“Generally, try not to explain the obvious (the ocean is vast), the trite (Bali looked like paradise), or the normal (the sand was beige). Instead, concentrate on unusual and fresh descriptions.” --Jessica Page Morrell in Between the Lines.I read a book of short stories by Alice Munro a couple of months ago. I may have mentioned this before. One thing I noticed was how she gave her characters some “normal” traits and a zinger or two. For example: Loretta might be a slender, girl-next-door blond who possesses a vocabulary that can make a football team blush.
It’s these zingers that make our characters come alive. I forgot about this in the current story I’m working on, until a critique stated the main character was too good. The reader gets to see most of the good and none of the bad. I remember including a few negative things in the first draft. I must have removed them to stay within the word limit included with the prompt that supplied the idea for this story. In the next rewrite, I need to show the reader my character’s other side. The question is how far should I go?

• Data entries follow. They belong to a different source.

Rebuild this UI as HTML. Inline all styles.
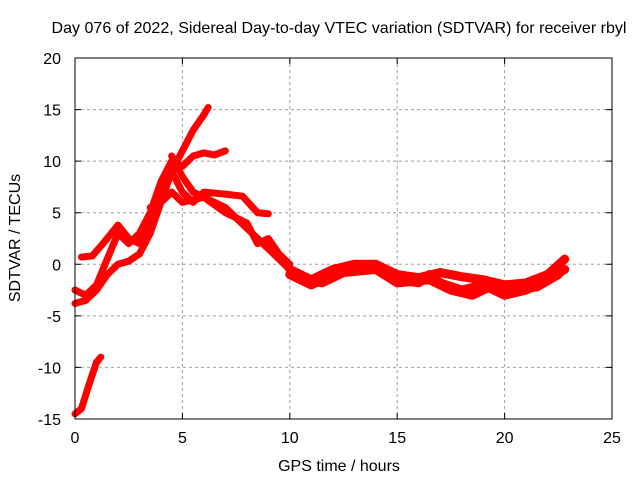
<!DOCTYPE html>
<html><head><meta charset="utf-8"><style>
body{margin:0;background:#fff}
svg{display:block;font-family:"Liberation Sans",sans-serif}
</style></head><body>
<svg id="chart" width="640" height="480">
<text x="339" y="33" font-size="16" text-anchor="middle" textLength="575" lengthAdjust="spacingAndGlyphs">Day 076 of 2022, Sidereal Day-to-day VTEC variation (SDTVAR) for receiver rbyl</text>
<g id="grid"></g>
<g id="ticks"></g>
<g id="series"></g>
<rect x="75" y="58" width="537" height="361" fill="none" stroke="#000" stroke-width="1"/>
<text x="339" y="471" font-size="16" text-anchor="middle">GPS time / hours</text>
<text x="20" y="238" font-size="16" text-anchor="middle" transform="rotate(-90 20 238)">SDTVAR / TECUs</text>
</svg>
<script>
const xTicks=[0,5,10,15,20,25];
const yTicks=[-15,-10,-5,0,5,10,15,20];
const seriesA=[[0,-3.8],[0.5,-3.5],[1,-2.5],[1.5,-1],[2,0],[2.5,0.3],[3,1],[3.5,3],[4,6],[4.5,9],[5,11],[5.5,13],[6,14.5],[6.2,15.2]];
const seriesB=[[0,-2.5],[0.5,-3],[1,-2],[1.5,0.5],[2,3],[2.5,2],[3,3],[3.5,5],[4,8],[4.5,10],[5,9.5],[5.5,10.5],[6,10.8],[6.5,10.6],[7,11]];
const seriesC=[[0.3,0.7],[0.8,0.8],[1.3,2],[2,3.8],[2.5,2.5],[3,2],[3.5,4],[4,7],[4.5,9],[5,7],[5.5,6],[6,7],[7,6.8],[7.8,6.6],[8.5,5],[9,4.9]];
const seriesD=[[4.5,10.5],[5,8.5],[5.5,7],[6,6.5],[7,5.5],[8,3.5],[9,1.5],[10,-0.5],[10.5,-1.5]];
const seriesE=[[3.5,5.5],[4,6],[4.5,7],[5,6],[6,6.5],[7,5],[8,4],[8.5,2],[9,2.5],[9.5,1],[10,0]];
const seriesF=[[0,-14.5],[0.3,-14],[0.6,-12],[1,-9.5],[1.2,-9]];
const seriesG1=[[10,-0.5],[11,-1.5],[12,-0.5],[13,0],[14,0],[15,-1],[16,-1.3],[17,-0.8],[18,-1.2],[19,-1.5],[20,-2],[21,-1.8],[22,-1],[22.8,0.5]];
const seriesG2=[[10,-1],[11,-2],[12,-1],[13,-0.5],[14,-0.2],[15,-1.5],[16,-1.8],[16.5,-1],[17,-1.8],[18,-2.5],[19,-2],[20,-3],[21,-2.5],[22,-1.5],[22.8,-0.5]];
const seriesG3=[[10.5,-1.5],[11.5,-1.8],[12.5,-0.8],[14,-0.5],[15,-1.8],[16.5,-1.5],[17.5,-2.5],[18.5,-3],[19.5,-2],[20.5,-2.5],[21.5,-2.2],[22.5,-1]];
const allSeries=[seriesA,seriesB,seriesC,seriesD,seriesE,seriesF,seriesG1,seriesG2,seriesG3];
const NS="http://www.w3.org/2000/svg";
const X0=75,X1=612,Y0=419,Y1=58;
function sx(h){return X0+(h-0)/(25-0)*(X1-X0);}
function sy(v){return Y0-(v+15)/(20+15)*(Y0-Y1);}
const grid=document.getElementById('grid'),ticks=document.getElementById('ticks'),ser=document.getElementById('series');
function mk(tag,at,parent){const e=document.createElementNS(NS,tag);for(const k in at)e.setAttribute(k,at[k]);parent.appendChild(e);return e;}
xTicks.forEach(t=>{
  const x=sx(t);
  if(t>0&&t<25){const g=mk('line',{x1:x,x2:x,y1:Y1,y2:Y0,stroke:'#a0a0a0','stroke-dasharray':'3,3'},grid);
  
  }
  const l=mk('text',{x:x,y:443,'font-size':16,'text-anchor':'middle'},ticks);l.textContent=t;
  
  
  const tk=mk('path',{d:`M${x} ${Y0}v-6M${x} ${Y1}v6`,stroke:'#000'},ticks);
  
  
});
yTicks.forEach(t=>{
  const y=sy(t);
  if(t>-15&&t<20){const g=mk('line',{x1:X0,x2:X1,y1:y,y2:y,stroke:'#a0a0a0','stroke-dasharray':'3,3'},grid);
  
  }
  const l=mk('text',{x:61,y:y+6,'font-size':16,'text-anchor':'end'},ticks);l.textContent=t;
  
  
  const tk=mk('path',{d:`M${X0} ${y}h6M${X1} ${y}h-6`,stroke:'#000'},ticks);
  
  
});
allSeries.forEach((s,i)=>{
  const p=mk('polyline',{points:s.map(d=>sx(d[0])+','+sy(d[1])).join(' '),fill:'none',stroke:'#ff0000','stroke-width':i>=6?9:7,'stroke-linejoin':'round','stroke-linecap':'round'},ser);
  
  
});
</script>
</body></html>
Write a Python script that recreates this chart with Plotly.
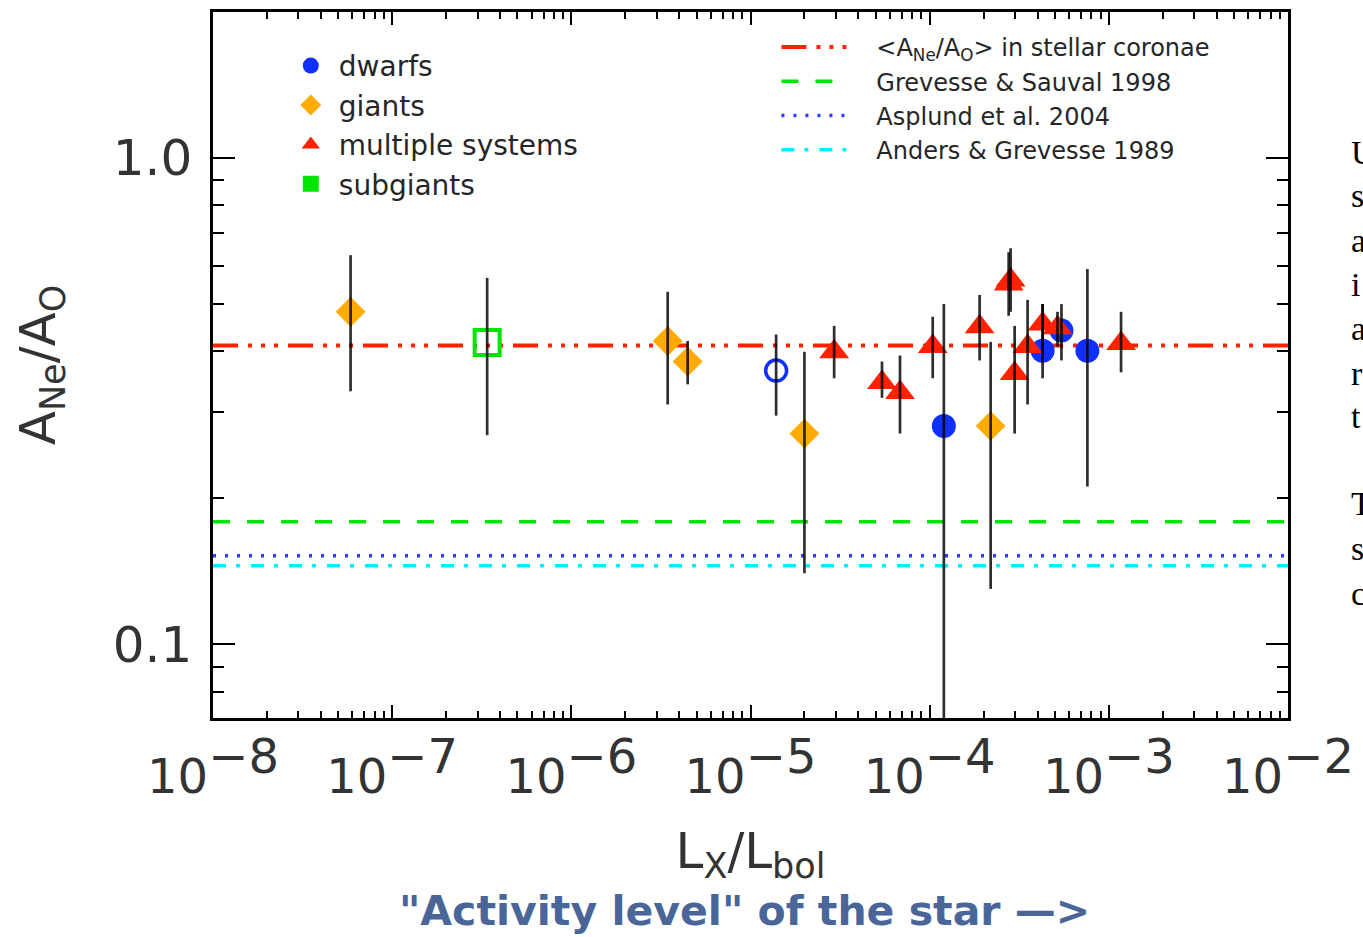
import math
import plotly.graph_objects as go

# ---------------- data ----------------
# giants (orange diamonds)
giants_x = [5.86e-8, 3.45e-6, 4.46e-6, 2.0e-5, 2.19e-4]
giants_y = [0.482, 0.420, 0.381, 0.271, 0.281]
giants_hi = [0.630, 0.530, 0.420, 0.399, 0.418]
giants_lo = [0.331, 0.311, 0.342, 0.140, 0.130]

# subgiants (green open square)
subgiants_x = [3.39e-7]
subgiants_y = [0.417]
subgiants_hi = [0.566]
subgiants_lo = [0.269]

# dwarfs (blue filled circles)
dwarfs_x = [1.20e-4, 4.27e-4, 5.44e-4, 7.59e-4]
dwarfs_y = [0.281, 0.401, 0.441, 0.401]
dwarfs_hi = [0.500, 0.500, 0.500, 0.590]
dwarfs_lo = [0.040, 0.352, 0.383, 0.211]

# dwarf shown with an open circle
dwarf_open_x = [1.39e-5]
dwarf_open_y = [0.365]
dwarf_open_hi = [0.433]
dwarf_open_lo = [0.295]

# multiple systems (red triangles)
multiple_x = [2.93e-5, 5.42e-5, 6.83e-5, 1.04e-4, 1.90e-4, 2.83e-4, 2.76e-4,
              2.98e-4, 3.52e-4, 4.27e-4, 5.17e-4, 1.17e-3]
multiple_y = [0.399, 0.345, 0.329, 0.409, 0.449, 0.560, 0.550,
              0.360, 0.409, 0.455, 0.447, 0.415]
multiple_hi = [0.451, 0.381, 0.392, 0.471, 0.522, 0.651, 0.639,
               0.451, 0.510, 0.500, 0.482, 0.482]
multiple_lo = [0.352, 0.321, 0.271, 0.352, 0.383, 0.482, 0.473,
               0.271, 0.311, 0.399, 0.409, 0.362]

# reference abundance ratios (horizontal lines)
ref_names = ["&lt;A<sub>Ne</sub>/A<sub>O</sub>&gt; in stellar coronae",
             "Grevesse &amp; Sauval 1998",
             "Asplund et al. 2004",
             "Anders &amp; Grevesse 1989"]
ref_values = [0.411, 0.1785, 0.152, 0.145]

# axis ticks
x_tick_exponents = [-8, -7, -6, -5, -4, -3, -2]
y_tick_values = [0.1, 1.0]
y_tick_labels = ["0.1", "1.0"]
x_range_log = [-8, -2]
y_range = [0.0706, 1.99]

# side text fragments (cut off at the right edge of the slide)
side_letters = ["U", "s", "a", "i", "a", "r", "t", "T", "s", "c"]

# ---------------- styles ----------------
BLUE = "#1030ff"
ORANGE = "#ffab00"
RED = "#ff2200"
GREEN = "#00e600"
CYAN = "#00eeff"
TXT = "#262626"
FONT = "DejaVu Sans"

ref_styles = [
    dict(color=RED, width=4, dash="25px,10px,4px,9px,4px,9px,4px,10px"),
    dict(color=GREEN, width=3.5, dash="17px,17px"),
    dict(color="#2a3cff", width=3.5, dash="3px,9px"),
    dict(color=CYAN, width=3.5, dash="13px,10px,4px,11px"),
]

fig = go.Figure()

x_span = [10 ** v for v in x_range_log]
nb = "\u00a0\u00a0\u00a0"
for name, val, st in zip(ref_names, ref_values, ref_styles):
    fig.add_trace(go.Scatter(
        x=x_span, y=[val, val], mode="lines", line=st,
        name=nb + name, legend="legend2", hoverinfo="skip"))

# markers
fig.add_trace(go.Scatter(
    x=dwarfs_x, y=dwarfs_y, mode="markers", name="dwarfs", legend="legend",
    marker=dict(symbol="circle", size=24, color=BLUE, line=dict(width=0))))
fig.add_trace(go.Scatter(
    x=giants_x, y=giants_y, mode="markers", name="giants", legend="legend",
    marker=dict(symbol="diamond", size=23, color=ORANGE, line=dict(width=0))))
fig.add_trace(go.Scatter(
    x=multiple_x, y=multiple_y, mode="markers", name="multiple systems", legend="legend",
    marker=dict(symbol="triangle-up", size=26, color=RED, line=dict(width=0))))
fig.add_trace(go.Scatter(
    x=[None], y=[None], mode="markers", name="subgiants", legend="legend",
    marker=dict(symbol="square", size=20, color=GREEN, line=dict(width=0))))
fig.add_trace(go.Scatter(
    x=subgiants_x, y=subgiants_y, mode="markers", showlegend=False,
    marker=dict(symbol="square-open", size=25, color=GREEN, line=dict(width=4, color=GREEN))))
fig.add_trace(go.Scatter(
    x=dwarf_open_x, y=dwarf_open_y, mode="markers", showlegend=False,
    marker=dict(symbol="circle-open", size=21, color=BLUE, line=dict(width=3.5, color=BLUE))))

# error bars drawn on top of the markers
groups = [
    (giants_x, giants_y, giants_hi, giants_lo),
    (subgiants_x, subgiants_y, subgiants_hi, subgiants_lo),
    (dwarfs_x, dwarfs_y, dwarfs_hi, dwarfs_lo),
    (dwarf_open_x, dwarf_open_y, dwarf_open_hi, dwarf_open_lo),
    (multiple_x, multiple_y, multiple_hi, multiple_lo),
]
for gx, gy, ghi, glo in groups:
    fig.add_trace(go.Scatter(
        x=gx, y=gy, mode="markers", showlegend=False, hoverinfo="skip",
        marker=dict(size=1, opacity=0),
        error_y=dict(type="data", symmetric=False,
                     array=[h - v for h, v in zip(ghi, gy)],
                     arrayminus=[v - l for l, v in zip(glo, gy)],
                     color="rgba(0,0,0,0.82)", thickness=2.7, width=0)))

# ticks
x_tickvals = [10.0 ** e for e in x_tick_exponents]
x_ticktext = ["10<sup><span style='font-size:48px'>\u2212%d</span></sup>" % (-e)
              for e in x_tick_exponents]
x_minor = [k * 10.0 ** e for e in x_tick_exponents[:-1] for k in range(2, 10)]
y_minor = [0.08, 0.09] + [k / 10 for k in range(2, 10)]

axis_common = dict(
    type="log", showline=True, linecolor="black", linewidth=2.5, mirror="ticks",
    ticks="inside", tickwidth=2, tickcolor="black", showgrid=False, zeroline=False,
)

fig.update_layout(
    width=1363, height=937,
    margin=dict(l=213, r=72, t=9, b=219),
    plot_bgcolor="white", paper_bgcolor="white",
    xaxis=dict(
        **axis_common,
        range=x_range_log,
        tickmode="array", tickvals=x_tickvals, ticktext=x_ticktext, ticklen=13,
        ticklabelstandoff=15,
        tickfont=dict(family=FONT, size=48, color="#333"),
        minor=dict(tickmode="array", tickvals=x_minor, ticks="inside", ticklen=7,
                   tickwidth=2, tickcolor="black", showgrid=False),
        title=dict(text="L<sub>X</sub>/L<sub>bol</sub>", standoff=30,
                   font=dict(family=FONT, size=50, color="#333")),
    ),
    yaxis=dict(
        **axis_common,
        range=[math.log10(y_range[0]), math.log10(y_range[1])],
        tickmode="array", tickvals=y_tick_values, ticktext=y_tick_labels, ticklen=22,
        ticklabelstandoff=8,
        tickfont=dict(family=FONT, size=50, color="#333"),
        minor=dict(tickmode="array", tickvals=y_minor, ticks="inside", ticklen=11,
                   tickwidth=2, tickcolor="black", showgrid=False),
        title=dict(text="A<sub>Ne</sub>/A<sub>O</sub>", standoff=42,
                   font=dict(family=FONT, size=50, color="#333")),
    ),
    legend=dict(
        x=(283 - 213) / 1078, y=(718 - 38) / 709, xanchor="left", yanchor="top",
        bgcolor="rgba(0,0,0,0)", borderwidth=0, itemwidth=46,
        font=dict(family=FONT, size=28, color=TXT),
    ),
    legend2=dict(
        x=(778 - 213) / 1078, y=(718 - 22) / 709, xanchor="left", yanchor="top",
        bgcolor="rgba(0,0,0,0)", borderwidth=0, itemwidth=67,
        font=dict(family=FONT, size=24, color=TXT),
    ),
    showlegend=True,
)

# bottom hand-written style caption
fig.add_annotation(
    xref="paper", yref="paper", x=(746 - 213) / 1078, y=(718 - 912) / 709,
    xanchor="center", yanchor="middle", showarrow=False,
    text="\"Activity level\" of the star \u2014&gt;",
    font=dict(family="DejaVu Sans", size=41, color="#4a6699", weight="bold"),
)

# cut-off slide text on the right edge
side_rows = [150, 193, 238, 283, 327, 372, 415, 503, 548, 593]
for letter, row in zip(side_letters, side_rows):
    fig.add_annotation(
        xref="paper", yref="paper", x=(1352 - 213) / 1078, y=(718 - row) / 709,
        xanchor="left", yanchor="middle", showarrow=False, text=letter,
        font=dict(family="Liberation Serif", size=34, color="black"),
    )

fig.write_html("out.html", config={"displayModeBar": False},
               post_script="document.body.style.margin='0';")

Another comment in the same critique suggested there may be too many characters for the story. The word limit no longer applies, but I still may delete the younger brother and a minor character who doesn't add anything important. While there’s tension in the sibling's relationship, there’s more contrast to the MC’s relationships with his mother (who he looks forward to seeing) and his father (who’s disappointed in the son for moving away instead of taking over the family business). Right now, I don’t know what I’m going to do. As is my practice, I’ll let the story sit for a week or so before returning to it.